Conversely, Landau said that the actions of Saddam Hussein give pause to Jews trying to develop trust of the Arabs. "When they see one Arab country gobble up another Arab neighbor, they must ask, 'What will they do to us?'" he said. "It is reinforcing partisan preconceptions and fears." Given Hussein's mass murder of Iranians and Kurds in his own country, what is needed, Landau said, is "an Iraqi Dietrich Bonhoeffer who will take part in an assassination attempt."

Landau's suggestion brought an angry response from Abu El-Assal, who also attacked Landau's assertion that, even in the event of a Palestinian state, Israel would have to retain control of anti-aircraft radar sites on the Samarian hills within Palestinian territory. The sites would be needed, Landau said, as protection against an air attack on Israel from the east. Their continued discussion, however, led Landau to publicly change his position when both men agreed there may be other technological answers such as intelligencegathering satellites.

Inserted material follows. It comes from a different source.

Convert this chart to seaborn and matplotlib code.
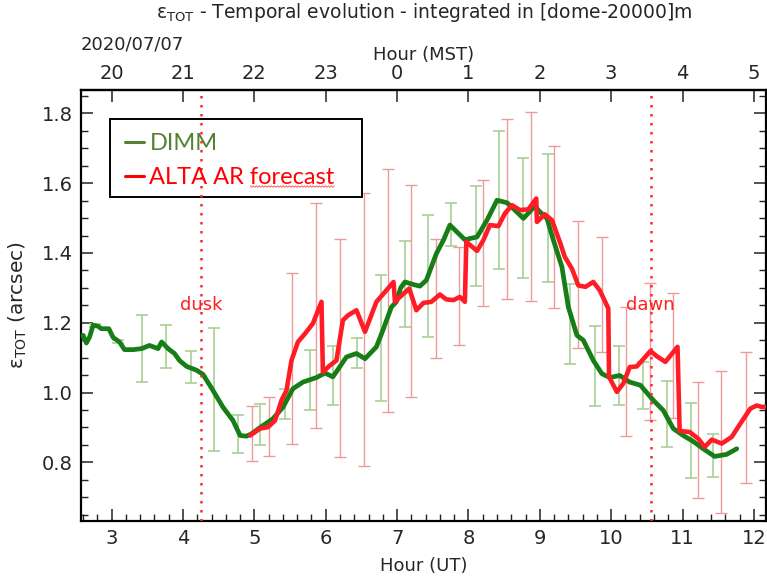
import numpy as np
import pandas as pd
import matplotlib
matplotlib.use("Agg")
import matplotlib.pyplot as plt
from matplotlib.lines import Line2D
from matplotlib.patches import Rectangle
from matplotlib.transforms import IdentityTransform
from matplotlib.ticker import MultipleLocator
import seaborn as sns

# ---------------- data ----------------
dimm_hour = [2.55, 2.60, 2.645, 2.69, 2.74, 2.81, 2.855, 2.96, 3.02, 3.11, 3.18, 3.30,
             3.42, 3.53, 3.65, 3.70, 3.79, 3.88, 3.95, 4.05, 4.19, 4.28, 4.42, 4.56,
             4.70, 4.80, 4.89, 4.96, 5.08, 5.26, 5.40, 5.54, 5.68, 5.87, 5.99, 6.10,
             6.29, 6.43, 6.55, 6.71, 6.80, 6.92, 6.99, 7.05, 7.11, 7.22, 7.32, 7.41,
             7.55, 7.65, 7.74, 7.86, 7.95, 8.12, 8.26, 8.40, 8.54, 8.65, 8.77, 8.93,
             9.00, 9.10, 9.19, 9.31, 9.40, 9.52, 9.61, 9.75, 9.87, 9.98, 10.12, 10.26,
             10.41, 10.59, 10.73, 10.87, 11.01, 11.15, 11.29, 11.45, 11.62, 11.76]
dimm_seeing = [1.161, 1.164, 1.142, 1.159, 1.193, 1.190, 1.183, 1.183, 1.158, 1.145, 1.123, 1.123,
               1.126, 1.135, 1.126, 1.145, 1.126, 1.112, 1.092, 1.075, 1.064, 1.052, 1.006, 0.958,
               0.920, 0.877, 0.875, 0.882, 0.900, 0.925, 0.958, 1.011, 1.030, 1.043, 1.056, 1.045,
               1.102, 1.112, 1.097, 1.131, 1.178, 1.245, 1.260, 1.300, 1.317, 1.310, 1.305, 1.322,
               1.398, 1.437, 1.480, 1.456, 1.438, 1.446, 1.494, 1.551, 1.544, 1.523, 1.499, 1.534,
               1.518, 1.499, 1.437, 1.360, 1.245, 1.164, 1.150, 1.092, 1.054, 1.043, 1.049, 1.030,
               1.021, 0.978, 0.949, 0.897, 0.877, 0.860, 0.839, 0.817, 0.823, 0.839]

alta_hour = [4.94, 5.08, 5.19, 5.29, 5.38, 5.45, 5.52, 5.61, 5.71, 5.82, 5.94, 5.96,
             6.06, 6.15, 6.24, 6.31, 6.43, 6.55, 6.71, 6.85, 6.95, 6.97, 7.04, 7.17,
             7.27, 7.37, 7.48, 7.60, 7.69, 7.79, 7.88, 7.95, 7.97, 8.12, 8.21, 8.30,
             8.42, 8.51, 8.61, 8.72, 8.84, 8.95, 8.96, 9.07, 9.17, 9.28, 9.35, 9.45,
             9.54, 9.64, 9.75, 9.84, 9.96, 9.97, 10.08, 10.17, 10.26, 10.36, 10.55, 10.64,
             10.76, 10.93, 10.96, 11.10, 11.22, 11.31, 11.41, 11.55, 11.69, 11.81, 11.95, 12.04,
             12.11, 12.18]
alta_seeing = [0.877, 0.897, 0.901, 0.920, 0.978, 1.006, 1.092, 1.145, 1.169, 1.198, 1.260, 1.059,
               1.078, 1.092, 1.207, 1.221, 1.236, 1.174, 1.260, 1.293, 1.317, 1.260, 1.274, 1.298,
               1.236, 1.257, 1.260, 1.281, 1.267, 1.265, 1.274, 1.260, 1.432, 1.406, 1.437, 1.480,
               1.477, 1.513, 1.537, 1.523, 1.525, 1.556, 1.489, 1.511, 1.494, 1.432, 1.389, 1.355,
               1.307, 1.303, 1.317, 1.293, 1.241, 1.045, 1.002, 1.026, 1.073, 1.075, 1.119, 1.104,
               1.088, 1.131, 0.890, 0.887, 0.868, 0.844, 0.865, 0.854, 0.873, 0.911, 0.954, 0.963,
               0.959, 0.959]

dimm_err_hour = [2.76, 3.09, 3.425, 3.767, 4.108, 4.435, 4.77, 5.08, 5.43, 5.78, 6.10, 6.44,
                 6.77, 7.11, 7.44, 7.76, 8.105, 8.43, 8.77, 9.11, 9.43, 9.77, 10.11, 10.44,
                 10.78, 11.12, 11.43]
dimm_err_low = [1.187, 1.141, 1.030, 1.069, 1.026, 0.832, 0.828, 0.850, 0.925, 0.949, 0.963, 1.069,
                0.976, 1.189, 1.158, 1.419, 1.305, 1.355, 1.327, 1.317, 1.083, 0.961, 0.963, 0.954,
                0.844, 0.755, 0.758]
dimm_err_high = [1.196, 1.150, 1.221, 1.193, 1.119, 1.186, 0.937, 0.967, 1.011, 1.121, 1.133, 1.156,
                 1.336, 1.435, 1.510, 1.542, 1.591, 1.750, 1.671, 1.685, 1.312, 1.191, 1.133, 1.088,
                 1.033, 0.969, 0.880]

alta_err_hour = [4.97, 5.20, 5.53, 5.87, 6.20, 6.54, 6.87, 7.20, 7.54, 7.87, 8.21, 8.54,
                 8.88, 9.20, 9.54, 9.87, 10.21, 10.55, 10.87, 11.21, 11.54, 11.89]
alta_err_low = [0.803, 0.818, 0.852, 0.898, 0.815, 0.791, 0.943, 0.988, 1.100, 1.135, 1.247, 1.267,
                1.263, 1.241, 1.129, 1.116, 0.875, 0.922, 0.927, 0.699, 0.656, 0.742]
alta_err_high = [0.961, 0.987, 1.343, 1.544, 1.441, 1.573, 1.642, 1.594, 1.441, 1.416, 1.610, 1.783,
                 1.805, 1.707, 1.492, 1.446, 1.245, 1.314, 1.284, 1.030, 1.061, 1.116]

mst_ticks_ut = [3, 4, 5, 6, 7, 8, 9, 10, 11, 12]
mst_labels = ["20", "21", "22", "23", "0", "1", "2", "3", "4", "5"]

dusk_hour = 4.25
dawn_hour = 10.555
twilight_labels = ["dusk", "dawn"]
twilight_label_y = 1.25

series_names = ["DIMM", "ALTA AR forecast"]
date_label = "2020/07/07"

# ---------------- style ----------------
sns.set_style("ticks")
plt.rcParams["font.family"] = ["DejaVu Sans"]
plt.rcParams["mathtext.fontset"] = "dejavusans"

LINE_GREEN = "#177d17"
LINE_RED = "#ff1c26"
ERR_GREEN = "#a9cf96"
ERR_RED = "#ef9a9a"
LEG_GREEN = "#548235"
LEG_RED = "#ff0000"

fig = plt.figure(figsize=(7.67, 5.79), dpi=100)
ax = fig.add_axes([81 / 767, 1 - 521 / 579, (766 - 81) / 767, (521 - 90) / 579])

dimm_df = pd.DataFrame({"hour": dimm_hour, "seeing": dimm_seeing})
alta_df = pd.DataFrame({"hour": alta_hour, "seeing": alta_seeing})

# error bars
d_mid = (np.array(dimm_err_low) + np.array(dimm_err_high)) / 2
ax.errorbar(dimm_err_hour, d_mid,
            yerr=[d_mid - np.array(dimm_err_low), np.array(dimm_err_high) - d_mid],
            fmt="none", ecolor=ERR_GREEN, elinewidth=1.2, capsize=4.5, capthick=1.2, zorder=2)
a_mid = (np.array(alta_err_low) + np.array(alta_err_high)) / 2
ax.errorbar(alta_err_hour, a_mid,
            yerr=[a_mid - np.array(alta_err_low), np.array(alta_err_high) - a_mid],
            fmt="none", ecolor=ERR_RED, elinewidth=1.0, capsize=4.5, capthick=1.0, zorder=2)

sns.lineplot(data=alta_df, x="hour", y="seeing", ax=ax, color=LINE_RED, lw=3.3,
             estimator=None, sort=False, zorder=4)
sns.lineplot(data=dimm_df, x="hour", y="seeing", ax=ax, color=LINE_GREEN, lw=3.4,
             estimator=None, sort=False, zorder=3)

# dusk / dawn
for xv, lab in zip([dusk_hour, dawn_hour], twilight_labels):
    ax.axvline(xv, color="#ff2a2a", lw=1.8, ls=(0, (1, 2.6)), zorder=6)
    ax.text(xv, twilight_label_y, lab, color="#ff2020", fontsize=13,
            ha="center", va="center", zorder=7)

ax.set_xlim(2.57, 12.17)
ax.set_ylim(0.632, 1.867)

ax.xaxis.set_major_locator(MultipleLocator(1))
ax.xaxis.set_minor_locator(MultipleLocator(0.2))
ax.yaxis.set_major_locator(MultipleLocator(0.2))
ax.yaxis.set_minor_locator(MultipleLocator(0.05))
ax.tick_params(which="both", direction="in", top=False, right=True, color="#222222")
ax.tick_params(which="major", length=8.5, width=1.1, labelsize=14, pad=6)
ax.tick_params(which="minor", length=5, width=1.0)
ax.set_yticks([0.8, 1.0, 1.2, 1.4, 1.6, 1.8])
ax.set_yticklabels(["0.8", "1.0", "1.2", "1.4", "1.6", "1.8"])

for sp in ax.spines.values():
    sp.set_linewidth(1.6)
    sp.set_color("black")

ax.set_xlabel("Hour (UT)", fontsize=13, labelpad=6)
ax.set_ylabel("ε$_{\\mathrm{TOT}}$ (arcsec)", fontsize=14.5, labelpad=9)

top = ax.secondary_xaxis("top")
top.set_xticks(mst_ticks_ut)
top.set_xticklabels(mst_labels)
top.tick_params(direction="in", length=8.5, width=1.1, labelsize=14, pad=5, color="#222222")
top.set_xlabel("Hour (MST)", fontsize=13, labelpad=3)
top.spines["top"].set_linewidth(1.6)

ax.text(0.0, 1.106, date_label, transform=ax.transAxes, fontsize=13, ha="left", va="center")

fig.text(424 / 767, 1 - 13 / 579,
         "ε$_{\\mathrm{TOT}}$ - Temporal evolution - integrated in [dome-20000]m",
         ha="center", va="center", fontsize=13.5)

# legend: box drawn separately (wider than the entries, as in the reference)
box = Rectangle((0.043, 0.752), 0.41 - 0.043, 0.933 - 0.752, transform=ax.transAxes,
                facecolor="white", edgecolor="black", lw=1.4, zorder=5)
ax.add_patch(box)
handles = [Line2D([], [], color=LEG_GREEN, lw=2.2), Line2D([], [], color=LEG_RED, lw=2.2)]
leg = ax.legend(handles, series_names, loc="upper left", bbox_to_anchor=(0.043, 0.933),
                frameon=False, prop={"family": "Lato", "size": 17}, handlelength=0.8,
                handletextpad=0.25, borderpad=0.6, labelspacing=0.55, borderaxespad=0)
leg.set_zorder(6)
for t, c in zip(leg.get_texts(), [LEG_GREEN, LEG_RED]):
    t.set_color(c)

# spell-check style wavy underline under "forecast"
fig.canvas.draw()
renderer = fig.canvas.get_renderer()
txt = leg.get_texts()[1]
bb = txt.get_window_extent(renderer)
probe = fig.text(0, 0, "forecast", fontfamily="Lato", fontsize=17)
wf = probe.get_window_extent(renderer).width
probe.remove()
x0, x1 = bb.x1 - wf, bb.x1
xs = np.arange(x0, x1 + 0.1, 1.5)
ys = bb.y0 + 1.5 + np.where(np.arange(len(xs)) % 2 == 0, 0.8, -0.8)
fig.add_artist(Line2D(xs, ys, transform=IdentityTransform(), color="#ff4d4d", lw=0.6, zorder=10))

fig.savefig("out.png", dpi=100)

The exchange was "the high point of the conference," observed Mary Matthew of Grace Church, Amherst, Massachusetts. "That kind of discussion is what is needed in the Holy Land, and they went through the process before our very eyes."

The difference of viewpoints made the conference a powerful learning experience, but offered no easy solutions, said Ruth Hooker, also from Grace Church in Amherst. "I like the fact we are given so much information," she said.

"I never had a Muslim give his point of view before," agreed her husband, Richard Hooker. "I would hope that at home we would get a dialogue going."